The Sugar-Coating

Life hurts. Or at least it does sometimes. If we’re honest, it hurts more often than most of us hear in church.

Following Jesus is hard work. It is, in some sense, a way of pain.

If you’re feeling that right now, the incomparable cuts of choosing to give up your rights again and again, the painful stabs of making choices that are Godly but make your life infinitely harder than if you had chosen otherwise—if you’re feeling that then you need to know that you aren’t an aberration. You aren’t crazy. You aren’t the bargain bin Christian that somehow snuck in. You aren’t doing less well than everyone else. This is the way. Abandon all self-reliance ye who enter here.

To be a Christian is to share in Christ’s suffering and to count it a privilege.

Which could sound awfully maudlin if we gave in to self-pity. Self-pity is about the least attractive character trait humans can develop and tends to find its source in comparison. Experiencing pain is normal, telling yourself that your pain is worse, or engaging in the ultimate pitying act: deciding that God doesn’t love you because of your pain—is deciding that because your leg hurts, you’ll stab yourself in the eye.

Comparing pain has always felt like an impossible thing to do, until I realised that psychologists actually come up with tools to allow that to done diagnostically. Which means that I’d be happy to bet that my scars are bigger than yours—assuming you also live in the post-industrialised ‘west’. I’d lose plenty of those bets, but on balance I reckon I’d come out ahead.

Which I tell you to suggest that I have some authority to say that self-pity doesn’t get you anywhere. Trust me, I’ve tried it. Even on those occasions when people who really ought to know better don’t recognise the sheer weight of the scars you bear, and you feel like you must delve into the pools of pity to shake them out of their repose—it still isn’t worth it.

Having received what seemed like the worst news I’d had in my life, I remember sobbing myself to sleep the next night. I tried to pray. All I could get out was “come quickly Lord Jesus” through choked sobs. I wanted to pray for what was going on, but the currency I needed was hope and I was flat broke. All I could do was ask Jesus to come back, wrap it all up and finally end the pain.

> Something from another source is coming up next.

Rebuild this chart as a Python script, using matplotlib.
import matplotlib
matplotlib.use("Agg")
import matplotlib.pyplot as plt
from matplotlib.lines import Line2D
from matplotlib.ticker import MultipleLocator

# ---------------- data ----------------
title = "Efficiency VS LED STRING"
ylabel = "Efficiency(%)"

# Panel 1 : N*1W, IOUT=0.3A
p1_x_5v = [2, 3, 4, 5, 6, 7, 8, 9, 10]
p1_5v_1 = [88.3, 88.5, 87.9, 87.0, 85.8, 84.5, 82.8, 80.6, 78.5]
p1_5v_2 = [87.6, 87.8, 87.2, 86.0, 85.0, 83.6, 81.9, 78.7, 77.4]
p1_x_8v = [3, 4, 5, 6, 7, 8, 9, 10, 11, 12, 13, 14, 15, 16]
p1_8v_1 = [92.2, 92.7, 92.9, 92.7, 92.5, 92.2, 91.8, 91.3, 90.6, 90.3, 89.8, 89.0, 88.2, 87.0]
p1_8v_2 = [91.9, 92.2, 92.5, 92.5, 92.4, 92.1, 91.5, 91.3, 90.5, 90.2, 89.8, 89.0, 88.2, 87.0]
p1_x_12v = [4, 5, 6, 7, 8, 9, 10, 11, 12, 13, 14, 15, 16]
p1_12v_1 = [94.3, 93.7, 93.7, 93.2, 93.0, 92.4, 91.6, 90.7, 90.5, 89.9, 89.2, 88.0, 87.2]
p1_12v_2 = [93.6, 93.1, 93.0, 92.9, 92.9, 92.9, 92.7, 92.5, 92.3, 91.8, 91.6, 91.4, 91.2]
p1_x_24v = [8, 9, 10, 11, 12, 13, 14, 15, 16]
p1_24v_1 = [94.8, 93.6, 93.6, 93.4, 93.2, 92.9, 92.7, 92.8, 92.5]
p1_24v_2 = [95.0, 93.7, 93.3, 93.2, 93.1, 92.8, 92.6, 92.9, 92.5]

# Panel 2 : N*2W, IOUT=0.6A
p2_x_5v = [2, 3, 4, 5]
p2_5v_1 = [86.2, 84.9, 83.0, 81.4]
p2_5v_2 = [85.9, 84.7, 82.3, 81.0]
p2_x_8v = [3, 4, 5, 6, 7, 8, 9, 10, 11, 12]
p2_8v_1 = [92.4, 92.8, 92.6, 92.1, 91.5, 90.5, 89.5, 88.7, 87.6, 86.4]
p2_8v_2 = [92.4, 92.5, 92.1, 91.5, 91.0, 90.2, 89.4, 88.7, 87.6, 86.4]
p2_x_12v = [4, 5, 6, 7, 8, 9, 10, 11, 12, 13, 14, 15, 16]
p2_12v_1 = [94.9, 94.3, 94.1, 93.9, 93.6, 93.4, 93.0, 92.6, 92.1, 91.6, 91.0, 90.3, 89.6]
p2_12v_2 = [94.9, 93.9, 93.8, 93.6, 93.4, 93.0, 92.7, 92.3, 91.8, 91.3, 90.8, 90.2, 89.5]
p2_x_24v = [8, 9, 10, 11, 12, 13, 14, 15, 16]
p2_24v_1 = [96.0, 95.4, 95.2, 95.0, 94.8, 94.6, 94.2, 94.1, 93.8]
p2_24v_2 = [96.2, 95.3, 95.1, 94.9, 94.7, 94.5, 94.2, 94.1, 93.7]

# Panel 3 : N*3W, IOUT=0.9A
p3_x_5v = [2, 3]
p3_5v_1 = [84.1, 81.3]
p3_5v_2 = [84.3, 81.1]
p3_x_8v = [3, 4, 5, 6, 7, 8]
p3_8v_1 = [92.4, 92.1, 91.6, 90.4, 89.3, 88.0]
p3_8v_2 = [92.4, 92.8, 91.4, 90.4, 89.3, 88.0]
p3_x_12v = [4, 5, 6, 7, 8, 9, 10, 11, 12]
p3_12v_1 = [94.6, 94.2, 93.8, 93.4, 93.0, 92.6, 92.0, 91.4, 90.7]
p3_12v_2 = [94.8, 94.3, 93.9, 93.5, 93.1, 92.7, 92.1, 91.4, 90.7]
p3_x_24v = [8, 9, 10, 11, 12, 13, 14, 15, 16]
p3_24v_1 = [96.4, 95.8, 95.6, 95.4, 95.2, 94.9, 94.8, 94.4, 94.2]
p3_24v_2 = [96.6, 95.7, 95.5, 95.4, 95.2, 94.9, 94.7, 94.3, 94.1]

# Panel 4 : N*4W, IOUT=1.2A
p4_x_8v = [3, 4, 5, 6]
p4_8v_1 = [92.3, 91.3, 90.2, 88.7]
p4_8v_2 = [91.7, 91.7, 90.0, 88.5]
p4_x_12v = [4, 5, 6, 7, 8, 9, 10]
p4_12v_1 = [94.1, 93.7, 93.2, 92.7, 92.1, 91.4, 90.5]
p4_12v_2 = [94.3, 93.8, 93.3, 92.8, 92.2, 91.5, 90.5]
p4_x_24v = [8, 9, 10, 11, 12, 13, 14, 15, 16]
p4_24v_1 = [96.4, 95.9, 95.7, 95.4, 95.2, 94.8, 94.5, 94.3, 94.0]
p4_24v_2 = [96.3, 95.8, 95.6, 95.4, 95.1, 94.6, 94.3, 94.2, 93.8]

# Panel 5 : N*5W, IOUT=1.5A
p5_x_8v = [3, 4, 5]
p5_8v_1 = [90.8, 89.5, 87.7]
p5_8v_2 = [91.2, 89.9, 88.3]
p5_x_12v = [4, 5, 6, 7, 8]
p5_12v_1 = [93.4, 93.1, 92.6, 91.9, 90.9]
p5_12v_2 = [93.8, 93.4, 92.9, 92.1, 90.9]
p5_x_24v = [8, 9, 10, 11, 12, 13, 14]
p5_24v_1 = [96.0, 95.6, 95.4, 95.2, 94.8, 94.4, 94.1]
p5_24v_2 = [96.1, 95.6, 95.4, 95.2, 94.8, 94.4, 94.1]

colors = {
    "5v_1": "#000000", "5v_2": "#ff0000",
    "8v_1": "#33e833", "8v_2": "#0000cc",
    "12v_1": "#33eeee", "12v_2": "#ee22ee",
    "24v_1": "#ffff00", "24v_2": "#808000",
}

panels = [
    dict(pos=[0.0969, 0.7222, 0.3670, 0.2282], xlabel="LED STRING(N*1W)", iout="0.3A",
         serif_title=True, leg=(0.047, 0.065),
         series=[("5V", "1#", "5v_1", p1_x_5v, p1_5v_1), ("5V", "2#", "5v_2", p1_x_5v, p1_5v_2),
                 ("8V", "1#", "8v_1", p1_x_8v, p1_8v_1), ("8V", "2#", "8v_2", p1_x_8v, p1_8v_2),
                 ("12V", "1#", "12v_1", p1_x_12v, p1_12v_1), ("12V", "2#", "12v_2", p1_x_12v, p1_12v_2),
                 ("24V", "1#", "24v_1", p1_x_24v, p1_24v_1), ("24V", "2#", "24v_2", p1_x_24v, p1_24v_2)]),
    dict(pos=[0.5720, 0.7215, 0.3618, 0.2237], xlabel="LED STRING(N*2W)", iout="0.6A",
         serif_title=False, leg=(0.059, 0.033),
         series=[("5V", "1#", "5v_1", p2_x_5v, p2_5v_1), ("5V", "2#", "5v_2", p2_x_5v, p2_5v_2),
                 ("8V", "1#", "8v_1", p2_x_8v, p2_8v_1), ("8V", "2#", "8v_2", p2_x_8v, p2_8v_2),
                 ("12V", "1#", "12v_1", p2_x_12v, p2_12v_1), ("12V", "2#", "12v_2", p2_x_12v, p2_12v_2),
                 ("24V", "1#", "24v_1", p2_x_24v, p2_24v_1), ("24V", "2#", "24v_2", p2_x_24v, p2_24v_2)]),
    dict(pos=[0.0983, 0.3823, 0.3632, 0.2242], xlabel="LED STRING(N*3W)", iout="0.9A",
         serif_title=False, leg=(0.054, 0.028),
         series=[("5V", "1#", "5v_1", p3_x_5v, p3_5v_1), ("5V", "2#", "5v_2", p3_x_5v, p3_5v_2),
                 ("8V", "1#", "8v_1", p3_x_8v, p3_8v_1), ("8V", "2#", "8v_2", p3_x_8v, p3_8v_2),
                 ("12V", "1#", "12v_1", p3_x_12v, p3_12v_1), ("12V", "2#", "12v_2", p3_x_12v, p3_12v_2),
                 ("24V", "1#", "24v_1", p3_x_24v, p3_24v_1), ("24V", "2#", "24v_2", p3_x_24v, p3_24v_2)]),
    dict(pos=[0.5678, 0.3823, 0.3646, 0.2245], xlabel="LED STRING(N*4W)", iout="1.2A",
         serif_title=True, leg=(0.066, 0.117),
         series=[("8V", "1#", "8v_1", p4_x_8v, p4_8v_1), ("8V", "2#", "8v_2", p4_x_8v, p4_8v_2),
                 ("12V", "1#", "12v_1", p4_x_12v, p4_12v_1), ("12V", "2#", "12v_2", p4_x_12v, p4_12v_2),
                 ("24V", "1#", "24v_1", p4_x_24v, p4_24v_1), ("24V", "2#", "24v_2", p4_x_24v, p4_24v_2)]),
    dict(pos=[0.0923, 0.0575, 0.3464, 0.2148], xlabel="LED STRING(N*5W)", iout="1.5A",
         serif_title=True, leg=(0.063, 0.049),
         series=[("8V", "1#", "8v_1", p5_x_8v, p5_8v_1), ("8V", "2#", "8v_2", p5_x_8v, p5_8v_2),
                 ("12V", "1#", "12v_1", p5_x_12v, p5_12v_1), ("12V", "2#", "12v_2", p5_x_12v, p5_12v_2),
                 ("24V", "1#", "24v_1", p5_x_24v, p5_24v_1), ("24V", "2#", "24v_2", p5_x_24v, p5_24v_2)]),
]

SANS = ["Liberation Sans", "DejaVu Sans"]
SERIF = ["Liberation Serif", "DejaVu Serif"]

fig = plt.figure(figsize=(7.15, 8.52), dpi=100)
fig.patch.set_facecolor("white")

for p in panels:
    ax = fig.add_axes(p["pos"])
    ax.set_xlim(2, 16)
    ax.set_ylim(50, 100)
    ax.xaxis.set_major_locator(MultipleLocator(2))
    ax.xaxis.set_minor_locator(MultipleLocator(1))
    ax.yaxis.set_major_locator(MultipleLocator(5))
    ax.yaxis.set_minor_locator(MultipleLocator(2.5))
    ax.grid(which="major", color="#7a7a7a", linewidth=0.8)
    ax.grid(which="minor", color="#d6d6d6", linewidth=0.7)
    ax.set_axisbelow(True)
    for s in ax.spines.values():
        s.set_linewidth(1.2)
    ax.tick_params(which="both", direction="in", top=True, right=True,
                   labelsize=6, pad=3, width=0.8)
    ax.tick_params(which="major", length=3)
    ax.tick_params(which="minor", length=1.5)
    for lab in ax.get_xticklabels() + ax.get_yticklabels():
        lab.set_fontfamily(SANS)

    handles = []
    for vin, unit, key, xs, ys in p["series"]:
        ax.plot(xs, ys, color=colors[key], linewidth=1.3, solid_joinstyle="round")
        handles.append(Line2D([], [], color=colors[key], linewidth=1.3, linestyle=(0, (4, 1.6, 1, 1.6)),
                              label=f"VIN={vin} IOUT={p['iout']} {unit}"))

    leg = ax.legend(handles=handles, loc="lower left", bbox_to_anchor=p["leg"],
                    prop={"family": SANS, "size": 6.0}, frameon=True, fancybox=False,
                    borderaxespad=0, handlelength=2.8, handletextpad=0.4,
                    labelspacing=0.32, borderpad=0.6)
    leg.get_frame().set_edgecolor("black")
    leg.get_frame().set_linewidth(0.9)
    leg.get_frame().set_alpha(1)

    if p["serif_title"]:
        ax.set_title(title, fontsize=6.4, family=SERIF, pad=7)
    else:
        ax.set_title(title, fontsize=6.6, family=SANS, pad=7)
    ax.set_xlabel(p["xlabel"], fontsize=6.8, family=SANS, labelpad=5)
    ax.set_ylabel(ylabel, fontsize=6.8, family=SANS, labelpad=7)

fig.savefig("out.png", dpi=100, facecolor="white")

Which he hasn’t done yet. But he will. This is its own sort of hope, the deepest kind. Hope that tears out of your breast in anguish, that can’t see a resolution, that knows that this world is wrong and dying. Hope that knows resolution will come, that pain will end and that one glorious day everything sad will come untrue.

It sounds like wishful thinking, but anything else will force you to give in to despair. This is the promise that one day the sun will come out. Maybe it will be tomorrow, or the next day. Dream of feeling warmth on your face. When I’m at my lowest, this gives me the strength to get up again, and keep on walking.

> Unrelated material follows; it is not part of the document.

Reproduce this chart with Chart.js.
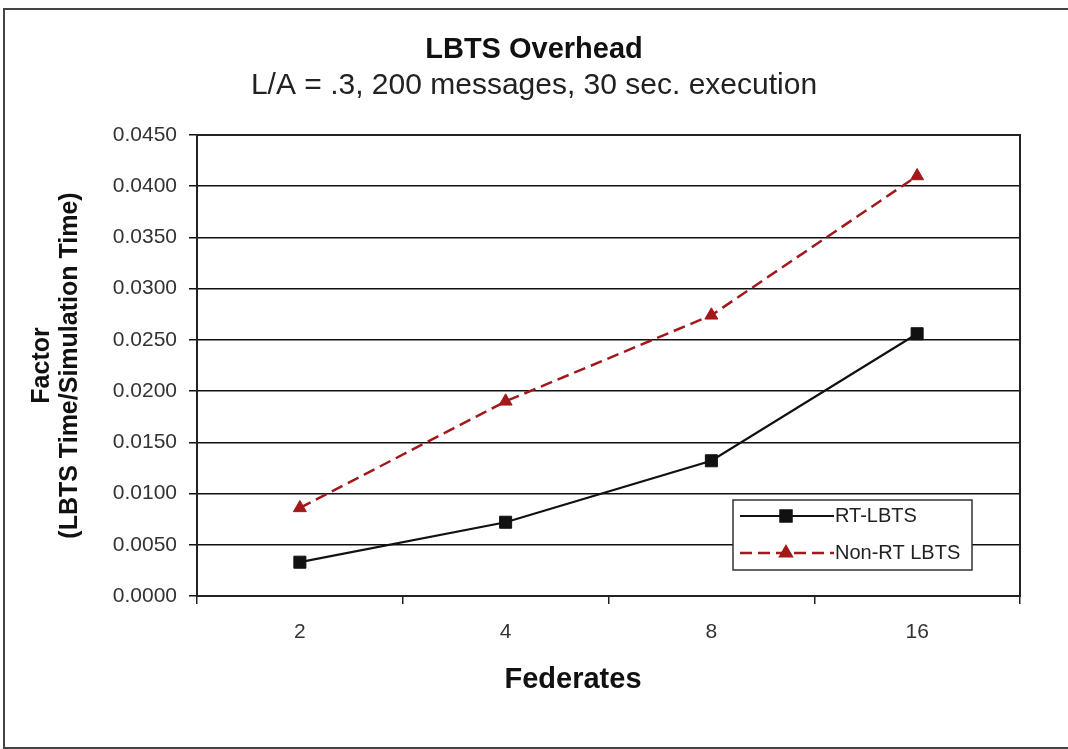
<!DOCTYPE html>
<html><head><meta charset="utf-8">
<script src="https://cdn.jsdelivr.net/npm/chart.js@4.4.1/dist/chart.umd.min.js"></script>
<style>
html,body{margin:0;padding:0;background:#fff;}
#wrap{position:relative;width:1068px;height:749px;overflow:hidden;}
#frame{position:absolute;left:3px;top:8px;width:1080px;height:737px;border:2px solid #444;}
canvas{position:absolute;left:0;top:0;}
</style></head><body>
<div id="wrap"><div id="frame"></div><canvas id="c" width="1068" height="749"></canvas></div>
<script>
const categories = ['2', '4', '8', '16'];
const rtLbts = [0.0033, 0.0072, 0.0132, 0.0256];
const nonRtLbts = [0.0086, 0.0190, 0.0274, 0.0410];
const seriesNames = ['RT-LBTS', 'Non-RT LBTS'];
const chartTitle = 'LBTS Overhead';
const chartSubtitle = 'L/A = .3, 200 messages, 30 sec. execution';
const xTitle = 'Federates';
const yTitle = ['Factor', '(LBTS Time/Simulation Time)'];

const FONT = "'Liberation Sans', Arial, sans-serif";

const framePlugin = {
  id: 'frame',
  beforeDatasetsDraw(chart) {
    const {ctx, chartArea: a} = chart;
    ctx.save();
    ctx.strokeStyle = '#222';
    ctx.lineWidth = 2;
    ctx.beginPath();
    ctx.moveTo(a.left, a.top);
    ctx.lineTo(a.right, a.top);
    ctx.stroke();
    ctx.restore();
  }
};

const legendPlugin = {
  id: 'boxLegend',
  afterDatasetsDraw(chart) {
    const {ctx} = chart;
    const bx = 733, by = 500, bw = 239, bh = 70;
    ctx.save();
    ctx.fillStyle = '#fff';
    ctx.fillRect(bx, by, bw, bh);
    ctx.strokeStyle = '#333';
    ctx.lineWidth = 1.5;
    ctx.strokeRect(bx, by, bw, bh);
    chart.data.datasets.forEach((ds, i) => {
      const y = 516 + i * 37;
      ctx.save();
      ctx.strokeStyle = ds.borderColor;
      ctx.lineWidth = ds.borderWidth;
      ctx.setLineDash(ds.borderDash || []);
      ctx.beginPath();
      ctx.moveTo(740, y);
      ctx.lineTo(834, y);
      ctx.stroke();
      ctx.restore();
      ctx.save();
      ctx.fillStyle = ds.backgroundColor;
      ctx.strokeStyle = ds.borderColor;
      ctx.setLineDash([]);
      Chart.helpers.drawPoint(ctx, {pointStyle: ds.pointStyle, radius: ds.pointRadius, borderWidth: 1, rotation: 0}, 786, y);
      ctx.restore();
      ctx.fillStyle = '#222';
      ctx.font = '20px ' + FONT;
      ctx.textAlign = 'left';
      ctx.textBaseline = 'middle';
      ctx.fillText(ds.label, 835, y);
    });
    ctx.restore();
  },
  afterDraw(chart) {
    const {ctx} = chart;
    ctx.save();
    ctx.fillStyle = '#111';
    ctx.font = 'bold 29px ' + FONT;
    ctx.textAlign = 'center';
    ctx.textBaseline = 'middle';
    ctx.fillText(xTitle, 573, 680);
    ctx.restore();
  }
};

new Chart(document.getElementById('c'), {
  type: 'line',
  data: {
    labels: categories,
    datasets: [
      {
        label: seriesNames[0], data: rtLbts,
        borderColor: '#111', backgroundColor: '#111', borderWidth: 2.2,
        pointStyle: 'rect', pointRadius: 8.5, pointBorderWidth: 1, tension: 0
      },
      {
        label: seriesNames[1], data: nonRtLbts,
        borderColor: '#a3191b', backgroundColor: '#a3191b', borderWidth: 2.5, borderDash: [12, 6],
        pointStyle: 'triangle', pointRadius: 7.5, pointBorderWidth: 1, tension: 0
      }
    ]
  },
  options: {
    responsive: false,
    animation: false,
    layout: {padding: {left: 0, right: 0, top: 0, bottom: 87.8}},
    plugins: {
      legend: {display: false},
      tooltip: {enabled: false},
      title: {
        display: true, text: chartTitle, color: '#111',
        font: {family: FONT, size: 29, weight: 'bold'},
        padding: {top: 33, bottom: 0}
      },
      subtitle: {
        display: true, text: chartSubtitle, color: '#222',
        font: {family: FONT, size: 30, weight: 'normal'},
        padding: {top: 0, bottom: 31.2}
      }
    },
    scales: {
      x: {
        type: 'category', offset: true,
        grid: {offset: true, drawOnChartArea: false, drawTicks: true, tickLength: 8, color: '#222', lineWidth: 1.5},
        border: {display: true, color: '#222', width: 2},
        ticks: {color: '#333', font: {family: FONT, size: 21}, padding: 16}
      },
      y: {
        min: 0, max: 0.045,
        afterFit(s) { s.width = 197; },
        grid: {color: '#111', lineWidth: 1.5, tickLength: 8, drawTicks: true},
        border: {display: true, color: '#222', width: 2},
        ticks: {
          stepSize: 0.005, color: '#333', padding: 12,
          font: {family: FONT, size: 21},
          callback: v => Number(v).toFixed(4)
        },
        title: {
          display: true, text: yTitle, color: '#111',
          font: {family: FONT, size: 25, weight: 'bold', lineHeight: 1.12},
          padding: {top: 28, bottom: 0}
        }
      },
      yRight: {
        position: 'right', min: 0, max: 0.045,
        afterFit(s) { s.width = 48; },
        grid: {drawOnChartArea: false, drawTicks: false},
        border: {display: true, color: '#222', width: 2},
        ticks: {display: false}
      }
    }
  },
  plugins: [framePlugin, legendPlugin]
});
</script>
</body></html>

Despair is deadly. It wallows like a pig in muck, delighting in how filthy it can find itself. When your hope is gone, when you’re broke and broken, it feels like the only option. After all, where else can you go? What else can you do? There’s nothing for it but to stop fighting, face the brutish unfeeling face of reality and give up.


Dear friend, don’t.

And I write this to my own soul as much as yours—but don’t. Don’t back down. Don’t give up. Be the kind of hero who chooses to get up again, despite being kicked in the dirt—real heroes aren’t heroes because they win but because they get back up.

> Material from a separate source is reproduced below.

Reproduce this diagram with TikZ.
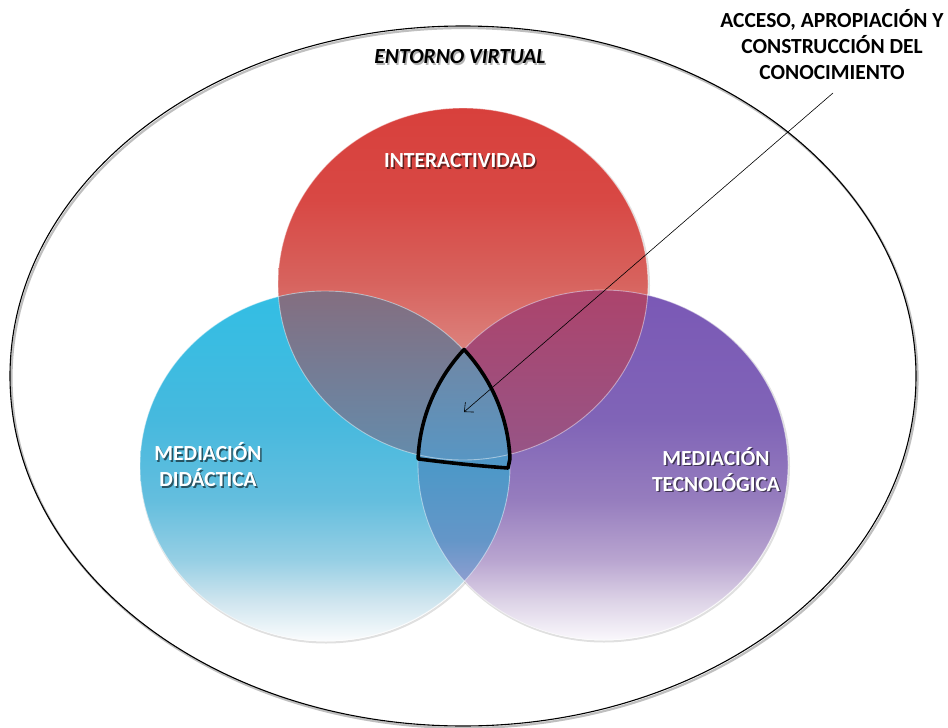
\documentclass[tikz,border=0pt]{standalone}
\usepackage{fontspec}
\setmainfont{Carlito}
\usetikzlibrary{arrows.meta,calc}

% base colours of the three circles (top to bottom stops)
\definecolor{rA}{RGB}{216,64,60}
\definecolor{rB}{RGB}{216,72,68}
\definecolor{rC}{RGB}{215,98,93}
\definecolor{rD}{RGB}{220,130,125}
\definecolor{rE}{RGB}{232,168,162}
\definecolor{bA}{RGB}{50,190,228}
\definecolor{bB}{RGB}{70,185,222}
\definecolor{bC}{RGB}{100,190,222}
\definecolor{bD}{RGB}{150,207,228}
\definecolor{bE}{RGB}{205,228,238}
\definecolor{bF}{RGB}{250,252,253}
\definecolor{pA}{RGB}{122,88,182}
\definecolor{pB}{RGB}{128,100,183}
\definecolor{pC}{RGB}{150,125,190}
\definecolor{pD}{RGB}{185,165,208}
\definecolor{pE}{RGB}{220,210,230}
\definecolor{pF}{RGB}{250,248,252}
% overlap colours
\definecolor{rbA}{RGB}{132,110,128}
\definecolor{rbB}{RGB}{100,140,172}
\definecolor{rpA}{RGB}{172,68,108}
\definecolor{rpB}{RGB}{150,85,135}
\definecolor{bpA}{RGB}{95,145,185}
\definecolor{bpB}{RGB}{78,152,200}
\definecolor{bpC}{RGB}{100,150,200}
\definecolor{bpD}{RGB}{150,160,210}
\definecolor{bpE}{RGB}{215,205,230}
\definecolor{tA}{RGB}{112,135,165}
\definecolor{tB}{RGB}{88,150,195}

\pgfdeclareverticalshading{gradrojo}{100bp}{color(0bp)=(rE); color(25bp)=(rE);
  color(40.6bp)=(rD); color(50.6bp)=(rC); color(62bp)=(rB); color(75bp)=(rA); color(100bp)=(rA)}
\pgfdeclareverticalshading{gradazul}{100bp}{color(0bp)=(bF); color(25bp)=(bF);
  color(30.9bp)=(bE); color(36.6bp)=(bD); color(45.1bp)=(bC); color(56.6bp)=(bB);
  color(75bp)=(bA); color(100bp)=(bA)}
\pgfdeclareverticalshading{gradmorado}{100bp}{color(0bp)=(pF); color(25bp)=(pF);
  color(30.7bp)=(pE); color(36.4bp)=(pD); color(45bp)=(pC); color(56.4bp)=(pB);
  color(75bp)=(pA); color(100bp)=(pA)}
\pgfdeclareverticalshading{gradbp}{100bp}{color(0bp)=(bpE); color(25bp)=(bpE);
  color(33.8bp)=(bpD); color(42.4bp)=(bpC); color(54.4bp)=(bpB);
  color(75bp)=(bpA); color(100bp)=(bpA)}

\begin{document}
\begin{tikzpicture}[x=1pt,y=-1pt,
  etiqueta/.style={font=\fontsize{21.5}{26}\selectfont\bfseries, align=center, inner sep=0pt},
  blanco/.style={etiqueta, text=white},
  sombra/.style={etiqueta, text=black, text opacity=0.55},
  contorno/.style={draw=white, draw opacity=0.45, line width=0.9pt},
  sombracirc/.style={draw=black, draw opacity=0.12, line width=2pt},
  zona/.style={draw=black, line width=3.6pt, line join=round},
  flecha/.style={draw=black, line width=0.6pt, -{Straight Barb[length=7pt,width=13pt]}}]

\useasboundingbox (0,0) rectangle (948,728);
\fill[white] (0,0) rectangle (948,728);

% centres of the outer ellipse and of the three circles
\coordinate (cE) at (463,376);
\coordinate (cR) at (463,284);
\coordinate (cB) at (325,466);
\coordinate (cP) at (603,465);

\def\elR{(cR) ellipse [x radius=185, y radius=176]}
\def\elB{(cB) ellipse [x radius=185, y radius=175]}
\def\elP{(cP) ellipse [x radius=185, y radius=175]}

% outer ellipse with a soft shadow
\draw[draw=black, draw opacity=0.25, line width=2.2pt] ([shift={(1.5,2)}]cE) ellipse [x radius=453, y radius=350];
\draw[line width=1.1pt] (cE) ellipse [x radius=453, y radius=350];

% soft shadows of the circles
\draw[sombracirc] ([shift={(1,1.5)}]cR) ellipse [x radius=185, y radius=176];
\draw[sombracirc] ([shift={(1,1.5)}]cB) ellipse [x radius=185, y radius=175];
\draw[sombracirc] ([shift={(1,1.5)}]cP) ellipse [x radius=185, y radius=175];

% the three circles
\shade[shading=gradrojo] \elR;
\shade[shading=gradmorado] \elP;
\shade[shading=gradazul] \elB;

% overlaps
\begin{scope}
  \clip \elB; \clip \elR;
  \shade[top color=rbA, bottom color=rbB] (130,291) rectangle (480,460);
\end{scope}
\begin{scope}
  \clip \elP; \clip \elR;
  \shade[top color=rpA, bottom color=rpB] (440,290) rectangle (660,460);
\end{scope}
\begin{scope}
  \clip \elB; \clip \elP;
  \shade[shading=gradbp] (400,350) rectangle (530,641);
\end{scope}
\begin{scope}
  \clip \elB; \clip \elP; \clip \elR;
  \shade[top color=tA, bottom color=tB] (400,350) rectangle (530,460);
\end{scope}

% light rims
\draw[contorno] \elR;
\draw[contorno] \elB;
\draw[contorno] \elP;

% central region outlined in black
\draw[zona] ($(cP)+(-178:185 and 175)$) coordinate (zi)
  arc[start angle=-178, end angle=-138.7, x radius=185, y radius=175]
  arc[start angle=-41.3, end angle=-2, x radius=185, y radius=175]
  -- (508,468) .. controls (480,466) and (450,463) .. (zi) -- cycle;

% labels
\node[etiqueta, font=\fontsize{21.5}{26}\selectfont\bfseries\itshape, text=black, text opacity=0.3]
  (entorno-s) at (461.5,58.5) {ENTORNO VIRTUAL};
\node[etiqueta, font=\fontsize{21.5}{26}\selectfont\bfseries\itshape] (entorno) at (460,57) {ENTORNO VIRTUAL};

\node[sombra] (interactividad-s) at (461.5,162.5) {INTERACTIVIDAD};
\node[blanco] (interactividad) at (460,161) {INTERACTIVIDAD};

\node[sombra] (didactica-s) at (209.5,466.5) {MEDIACIÓN\\DIDÁCTICA};
\node[blanco] (didactica) at (208,465) {MEDIACIÓN\\DIDÁCTICA};

\node[sombra] (tecnologica-s) at (717.5,471) {MEDIACIÓN\\TECNOLÓGICA};
\node[blanco] (tecnologica) at (716,469.5) {MEDIACIÓN\\TECNOLÓGICA};

\node[etiqueta] (acceso) at (832,45) {ACCESO, APROPIACIÓN Y\\CONSTRUCCIÓN DEL\\CONOCIMIENTO};

% pointer into the central region
\coordinate (inicio) at (833,93);
\coordinate (punta) at (464,412);
\draw[flecha] (inicio) -- (punta);

\end{tikzpicture}
\end{document}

How on earth can we do it? I don’t have the strength of character to just get back up. How can I do it? With hope, and the power of the Spirit, by looking forwards.

There comes a point in the Christian life when you brush the sugar-coating off your Bible. I pray it comes early, it makes things easier. That moment or series of moments when you realise that the faith is not supposed to make your life easier or more comfortable, and that the Bible never promised it would. We have chosen to follow the dying and rising God in his end times death cult—he promises that we will walk through death into the bright sunshine of a new day. But we do have to take up our crosses to follow him (Matthew 16).

It turns out following Jesus isn’t a cakewalk. He bids us to come and die. It’s an adventure, but the kind with bears.

Here’s the thing, I’m still more loved than I can know, receive endless grace for my mistakes and experience mercy entirely undeserved. The rough and tumble nature of scrabbling along the path after Jesus hasn’t dimmed the light of grace and mercy, instead they’re all I have left.

We learn the shape of hope on the journey. We are simply asked to follow. Sometimes he leads us through valleys of deep darkness—but his rod and staff will comfort us when he does.